Return every line below as is, leaving out the pictures.
>> Begin PROVIDED DATA
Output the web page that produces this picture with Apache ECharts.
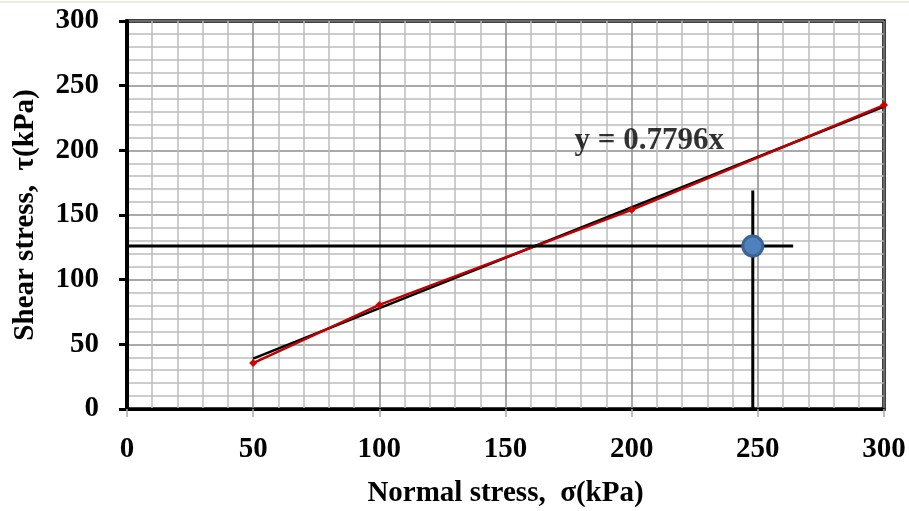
<!DOCTYPE html>
<html><head><meta charset="utf-8">
<script src="https://cdn.jsdelivr.net/npm/echarts@6/dist/echarts.min.js"></script>
<style>html,body{margin:0;padding:0;background:#fff}#c{width:909px;height:511px}</style>
</head><body><div id="c"></div>
<script>
const normalStress = [50, 100, 200, 300];
const shearStress = [35.5, 80.5, 154, 235];
const slope = 0.7796;
const trendX = [50, 300];
const horizLineY = 126;
const horizLineX = [0, 264];
const vertLineX = 248;
const vertLineY = [0, 169];
const pointX = 248, pointY = 126;
const equationText = 'y = 0.7796x';
const eqPos = [207, 207];

const font = '"Liberation Serif", "Times New Roman", serif';
const chart = echarts.init(document.getElementById('c'));
chart.setOption({
  animation: false,
  graphic: [{type:'line', shape:{x1:0,y1:2,x2:909,y2:2}, style:{stroke:'#ece6cf', lineWidth:1.5}}],
  grid: {left:127, right:25, top:21, bottom:102, show:true, borderColor:'#000', borderWidth:3.5, outerBoundsMode:'none', containLabel:false},
  xAxis: {
    type:'value', min:0, max:300, interval:50,
    name:'Normal stress,  σ(kPa)', nameLocation:'middle', nameGap:70,
    nameTextStyle:{fontFamily:font, fontWeight:'bold', fontSize:29, color:'#000'},
    axisLine:{show:true, onZero:false, lineStyle:{color:'#000', width:3}},
    axisTick:{show:true, length:8, lineStyle:{color:'#aaa', width:1.5}},
    axisLabel:{fontFamily:font, fontWeight:'bold', fontSize:29, color:'#000', margin:26},
    splitLine:{show:true, lineStyle:{color:'#8c8c8c', width:1.5}},
    minorTick:{show:false, splitNumber:5},
    minorSplitLine:{show:true, lineStyle:{color:'#bdbdbd', width:1.5}}
  },
  yAxis: {
    type:'value', min:0, max:300, interval:50,
    name:'Shear stress,  τ(kPa)', nameLocation:'middle', nameGap:87,
    nameTextStyle:{fontFamily:font, fontWeight:'bold', fontSize:29, color:'#000'},
    axisLine:{show:true, onZero:false, lineStyle:{color:'#000', width:4}},
    axisTick:{show:true, length:8, lineStyle:{color:'#000', width:3}},
    axisLabel:{fontFamily:font, fontWeight:'bold', fontSize:29, color:'#000', margin:28},
    splitLine:{show:true, lineStyle:{color:'#8c8c8c', width:1.5}},
    minorTick:{show:false, splitNumber:5},
    minorSplitLine:{show:true, lineStyle:{color:'#bdbdbd', width:1.5}}
  },
  series: [
    {type:'line', data: trendX.map(x=>[x, slope*x]), symbol:'none',
      lineStyle:{color:'#000', width:2.5}, z:3},
    {type:'line', data: normalStress.map((x,i)=>[x, shearStress[i]]), symbol:'diamond', symbolSize:8,
      itemStyle:{color:'#d00000'}, lineStyle:{color:'#c00000', width:2.5}, z:4},
    {type:'line', data: horizLineX.map(x=>[x, horizLineY]), symbol:'none',
      lineStyle:{color:'#000', width:3}, z:5},
    {type:'line', data: vertLineY.map(y=>[vertLineX, y]), symbol:'none',
      lineStyle:{color:'#000', width:3}, z:5},
    {type:'scatter', data:[[pointX, pointY]], symbol:'circle', symbolSize:20,
      itemStyle:{color:'#4f81bd', borderColor:'#3a6497', borderWidth:3, opacity:1}, z:6},
    {type:'scatter', data:[eqPos], symbolSize:0, silent:true,
      label:{show:true, position:'inside', formatter:equationText, fontFamily:font, fontWeight:'bold', fontSize:31, color:'#000'}, z:7}
  ]
});
</script></body></html>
>> End PROVIDED DATA
EXPECTED ANSWER:
Output the web page that produces this picture with Apache ECharts.
<!DOCTYPE html>
<html><head><meta charset="utf-8">
<script src="https://cdn.jsdelivr.net/npm/echarts@6/dist/echarts.min.js"></script>
<style>html,body{margin:0;padding:0;background:#fff}#c{width:909px;height:511px}</style>
</head><body><div id="c"></div>
<script>
const normalStress = [50, 100, 200, 300];
const shearStress = [35.5, 80.5, 154, 235];
const slope = 0.7796;
const trendX = [50, 300];
const horizLineY = 126;
const horizLineX = [0, 264];
const vertLineX = 248;
const vertLineY = [0, 169];
const pointX = 248, pointY = 126;
const equationText = 'y = 0.7796x';
const eqPos = [207, 207];

const font = '"Liberation Serif", "Times New Roman", serif';
const chart = echarts.init(document.getElementById('c'));
chart.setOption({
  animation: false,
  graphic: [{type:'line', shape:{x1:0,y1:2,x2:909,y2:2}, style:{stroke:'#ece6cf', lineWidth:1.5}}],
  grid: {left:127, right:25, top:21, bottom:102, show:true, borderColor:'#000', borderWidth:3.5, outerBoundsMode:'none', containLabel:false},
  xAxis: {
    type:'value', min:0, max:300, interval:50,
    name:'Normal stress,  σ(kPa)', nameLocation:'middle', nameGap:70,
    nameTextStyle:{fontFamily:font, fontWeight:'bold', fontSize:29, color:'#000'},
    axisLine:{show:true, onZero:false, lineStyle:{color:'#000', width:3}},
    axisTick:{show:true, length:8, lineStyle:{color:'#aaa', width:1.5}},
    axisLabel:{fontFamily:font, fontWeight:'bold', fontSize:29, color:'#000', margin:26},
    splitLine:{show:true, lineStyle:{color:'#8c8c8c', width:1.5}},
    minorTick:{show:false, splitNumber:5},
    minorSplitLine:{show:true, lineStyle:{color:'#bdbdbd', width:1.5}}
  },
  yAxis: {
    type:'value', min:0, max:300, interval:50,
    name:'Shear stress,  τ(kPa)', nameLocation:'middle', nameGap:87,
    nameTextStyle:{fontFamily:font, fontWeight:'bold', fontSize:29, color:'#000'},
    axisLine:{show:true, onZero:false, lineStyle:{color:'#000', width:4}},
    axisTick:{show:true, length:8, lineStyle:{color:'#000', width:3}},
    axisLabel:{fontFamily:font, fontWeight:'bold', fontSize:29, color:'#000', margin:28},
    splitLine:{show:true, lineStyle:{color:'#8c8c8c', width:1.5}},
    minorTick:{show:false, splitNumber:5},
    minorSplitLine:{show:true, lineStyle:{color:'#bdbdbd', width:1.5}}
  },
  series: [
    {type:'line', data: trendX.map(x=>[x, slope*x]), symbol:'none',
      lineStyle:{color:'#000', width:2.5}, z:3},
    {type:'line', data: normalStress.map((x,i)=>[x, shearStress[i]]), symbol:'diamond', symbolSize:8,
      itemStyle:{color:'#d00000'}, lineStyle:{color:'#c00000', width:2.5}, z:4},
    {type:'line', data: horizLineX.map(x=>[x, horizLineY]), symbol:'none',
      lineStyle:{color:'#000', width:3}, z:5},
    {type:'line', data: vertLineY.map(y=>[vertLineX, y]), symbol:'none',
      lineStyle:{color:'#000', width:3}, z:5},
    {type:'scatter', data:[[pointX, pointY]], symbol:'circle', symbolSize:20,
      itemStyle:{color:'#4f81bd', borderColor:'#3a6497', borderWidth:3, opacity:1}, z:6},
    {type:'scatter', data:[eqPos], symbolSize:0, silent:true,
      label:{show:true, position:'inside', formatter:equationText, fontFamily:font, fontWeight:'bold', fontSize:31, color:'#000'}, z:7}
  ]
});
</script></body></html>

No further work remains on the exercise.